On 11th February, the 3rd Committee of the United Nations General Assembly adopted a resolution on “strengthening and enhancing the effective functioning of the human rights treaty body system”. Although the matter still needs to be considered by those who control the purse strings in the General Assembly’s 5th Committee, the resolution’s adoption can be said to mark a defining moment in a treaty body reform process that began in 2009. Remarkably, it does so with some success, paving the way for the delivery of enhanced resources to this long-neglected part of the UN human rights system and re-affirming the independence of treaty bodies and their membership. The path that led to the adoption of the resolution was also noteworthy, in that it was highly inclusive, with different stakeholders included to an unprecedented degree.
To appreciate the significance of the resolution and the process leading to it, some historical context is necessary.
Writing in 2006, the then High Commissioner for Human Rights, Louise Arbour, described a range of challenges facing the treaty body system, including:
- The practice of States accepting the treaty body system on a formal level, but not engaging with it in a meaningful way, either due to a lack of capacity or of political will;
- The ad-hoc manner in which the treaty body system has grown, with an overlap of provisions and competencies, resulting in duplication;
- The growth in the number of treaties and ratifications which has resulted in a steep increase in the workload of the treaty bodies and the secretariat, leading to a backlog in the consideration of reports and individual complaints, and to increasing resource requirements;
- The low level of public awareness of the treaty body system outside specialist communities and the perception that the system is not very accessible or effective in generating change;
- The uneven levels of expertise and independence of treaty body members, as well as problems of geographical distribution, representation of the principal legal systems and gender balance;
- A lack of coordination and collaboration among the treaty bodies resulting in a risk of conflicting jurisprudence;
- The variable quality of State party reports submitted to treaty bodies and the frequent failure of the reporting process to achieve its objective of providing regular opportunities for individual States to periodically conduct a comprehensive review of their treaty-compliance;
- The fact that treaty bodies often have insufficient information to enable them to undertake a full analysis of country situations with the result that their recommendations may lack the precision, clarity and practical value required to enhance implementation;
- The absence of effective, comprehensive follow-up mechanisms for recommendations at the national level.
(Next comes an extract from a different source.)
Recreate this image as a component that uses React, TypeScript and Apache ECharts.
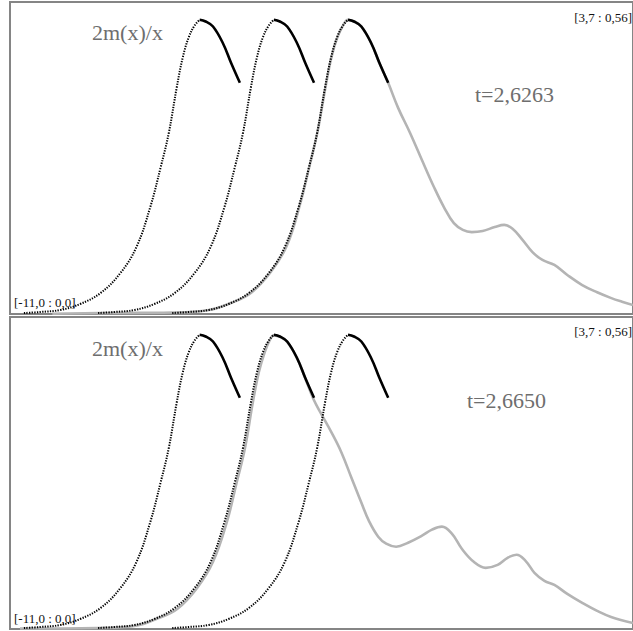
import React, { useEffect, useRef } from "react";
import * as echarts from "echarts";

// Axis window shown in each panel: [xmin : ymin] .. [xmax : ymax]
const X_MIN = -11.0;
const X_MAX = 3.7;
const Y_MIN = 0.0;
const Y_MAX = 0.56;
const cornerLow = "[-11,0 : 0,0]";
const cornerHigh = "[3,7 : 0,56]";

// Time stamp of each panel
const panelTimes = ["t=2,6263", "t=2,6650"];
const curveLabel = "2m(x)/x";

// Positions of the peaks of the three travelling fronts
const frontPeaks = [-6.525, -4.775, -3.025];

// Front profile, relative to its peak: rising part (dotted) and falling part (solid)
const riseDx = [-4.147, -3.757, -3.287, -2.818, -2.339, -1.869, -1.493, -1.165, -0.918, -0.728, -0.54, -0.397, -0.256, -0.117, 0];
const riseY = [0.0018, 0.0036, 0.0072, 0.018, 0.0377, 0.0736, 0.12, 0.192, 0.264, 0.325, 0.407, 0.461, 0.497, 0.518, 0.528];
const fallDx = [0, 0.141, 0.315, 0.549, 0.74, 0.949];
const fallY = [0.528, 0.525, 0.516, 0.486, 0.451, 0.415];

// 2m(x)/x at t=2,6263
const grayTopX = [-10.0, -8.887, -7.173, -6.304, -5.787, -5.317, -4.848, -4.472, -4.167, -3.932, -3.744, -3.556, -3.415, -3.274, -3.134, -3.025, -2.875, -2.711, -2.476, -2.288, -2.077, -1.842, -1.56, -1.278, -0.997, -0.762, -0.527, -0.316, -0.104, 0.154, 0.436, 0.661, 0.858, 1.093, 1.328, 1.563, 1.845, 2.15, 2.502, 2.854, 3.174, 3.441, 3.7];
const grayTopY = [0.0005, 0.0018, 0.0027, 0.0072, 0.0197, 0.0377, 0.0754, 0.122, 0.194, 0.266, 0.327, 0.407, 0.461, 0.497, 0.519, 0.528, 0.525, 0.516, 0.486, 0.451, 0.415, 0.37, 0.325, 0.276, 0.228, 0.192, 0.163, 0.151, 0.147, 0.149, 0.156, 0.16, 0.153, 0.133, 0.111, 0.097, 0.088, 0.07, 0.052, 0.039, 0.029, 0.022, 0.016];

// 2m(x)/x at t=2,6650
const grayBottomX = [-10.765, -8.934, -8.065, -7.548, -7.055, -6.585, -6.21, -5.881, -5.646, -5.458, -5.27, -5.129, -4.989, -4.871, -4.775, -4.613, -4.449, -4.214, -4.026, -3.838, -3.65, -3.415, -3.18, -2.946, -2.711, -2.523, -2.312, -2.124, -1.889, -1.607, -1.278, -1.044, -0.809, -0.574, -0.339, -0.057, 0.224, 0.506, 0.741, 0.952, 1.164, 1.375, 1.61, 1.845, 2.15, 2.502, 2.854, 3.183, 3.7];
const grayBottomY = [0.0009, 0.0018, 0.0054, 0.018, 0.036, 0.0738, 0.1206, 0.1927, 0.2647, 0.3241, 0.4069, 0.461, 0.497, 0.5186, 0.527, 0.524, 0.5141, 0.4844, 0.4484, 0.4123, 0.3853, 0.3529, 0.3169, 0.2719, 0.2269, 0.1927, 0.1657, 0.1531, 0.1477, 0.1549, 0.1675, 0.1783, 0.1837, 0.1711, 0.144, 0.1206, 0.1098, 0.1152, 0.1278, 0.1332, 0.1224, 0.1008, 0.0864, 0.0792, 0.063, 0.0468, 0.0324, 0.0216, 0.0108];

const zip = (xs: number[], ys: number[]) => xs.map((x, i) => [x, ys[i]]);
const shifted = (xs: number[], ys: number[], at: number) => xs.map((x, i) => [x + at, ys[i]]);

const PANELS = [
  { top: 2, height: 312, gx: grayTopX, gy: grayTopY },
  { top: 317, height: 312, gx: grayBottomX, gy: grayBottomY },
];

export default function App() {
  const ref = useRef<HTMLDivElement>(null);

  useEffect(() => {
    if (!ref.current) return;
    const chart = echarts.init(ref.current, undefined, { renderer: "svg" });

    const grid = PANELS.map((p) => ({
      left: 10,
      top: p.top,
      width: 626,
      height: p.height,
      show: true,
      borderColor: "#858585",
      borderWidth: 2,
      backgroundColor: "#ffffff",
    }));
    const xAxis = PANELS.map((_, i) => ({
      type: "value",
      gridIndex: i,
      min: X_MIN,
      max: X_MAX,
      show: false,
    }));
    const yAxis = PANELS.map((_, i) => ({
      type: "value",
      gridIndex: i,
      min: Y_MIN,
      max: Y_MAX,
      show: false,
    }));

    const series: any[] = [];
    PANELS.forEach((p, i) => {
      series.push({
        type: "line",
        xAxisIndex: i,
        yAxisIndex: i,
        data: zip(p.gx, p.gy),
        smooth: 0.4,
        showSymbol: false,
        lineStyle: { color: "#b4b4b4", width: 2.6 },
        z: 2,
      });
      frontPeaks.forEach((peak) => {
        series.push({
          type: "line",
          xAxisIndex: i,
          yAxisIndex: i,
          data: shifted(riseDx, riseY, peak),
          smooth: 0.4,
          showSymbol: false,
          lineStyle: { color: "#000000", width: 2, type: [1.3, 1.3] },
          z: 3,
        });
        series.push({
          type: "line",
          xAxisIndex: i,
          yAxisIndex: i,
          data: shifted(fallDx, fallY, peak),
          smooth: 0.4,
          showSymbol: false,
          lineStyle: { color: "#000000", width: 2.6 },
          z: 3,
        });
      });
    });

    const small = { fontFamily: "Liberation Serif", fontSize: 13, fill: "#111111" };
    const big = { fontFamily: "Liberation Serif", fontSize: 22, fill: "#6e6e6e" };
    const graphic: any[] = [];
    const textPos = [
      { high: [632, 17], low: [14, 302], label: [92, 32], time: [475, 94] },
      { high: [632, 331], low: [14, 618], label: [92, 348], time: [467, 400] },
    ];
    textPos.forEach((t, i) => {
      graphic.push({ type: "text", x: t.high[0], y: t.high[1], style: { ...small, text: cornerHigh, textAlign: "right", textVerticalAlign: "middle" }, z: 10 });
      graphic.push({ type: "text", x: t.low[0], y: t.low[1], style: { ...small, text: cornerLow, textAlign: "left", textVerticalAlign: "middle" }, z: 10 });
      graphic.push({ type: "text", x: t.label[0], y: t.label[1], style: { ...big, text: curveLabel, textAlign: "left", textVerticalAlign: "middle" }, z: 10 });
      graphic.push({ type: "text", x: t.time[0], y: t.time[1], style: { ...big, text: panelTimes[i], textAlign: "left", textVerticalAlign: "middle" }, z: 10 });
    });

    chart.setOption({
      animation: false,
      backgroundColor: "#ffffff",
      grid,
      xAxis,
      yAxis,
      series,
      graphic,
    });

    return () => chart.dispose();
  }, []);

  return (
    <div
      ref={ref}
      style={{ position: "absolute", left: 0, top: 0, width: 633, height: 631 }}
    />
  );
}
If she was writing more recently, Arbour might well have added further points to her list including the impact of the coming into force of two more treaties, the challenges of managing the relationship between the treaty body system and the Human Rights Council’s Universal Periodic Review, and the diminution of available resources at a time of economic crisis.
Louise Arbour proposed a bold solution. She suggested that the treaty body system as we know it be done away with entirely and that it be replaced by a single, integrated standing body. As has been described and analysed elsewhere, these radical proposals were not accepted, in-part due to the dissatisfaction with the process (her solution was presented without proper consultation with States, civil society and the treaty body members themselves).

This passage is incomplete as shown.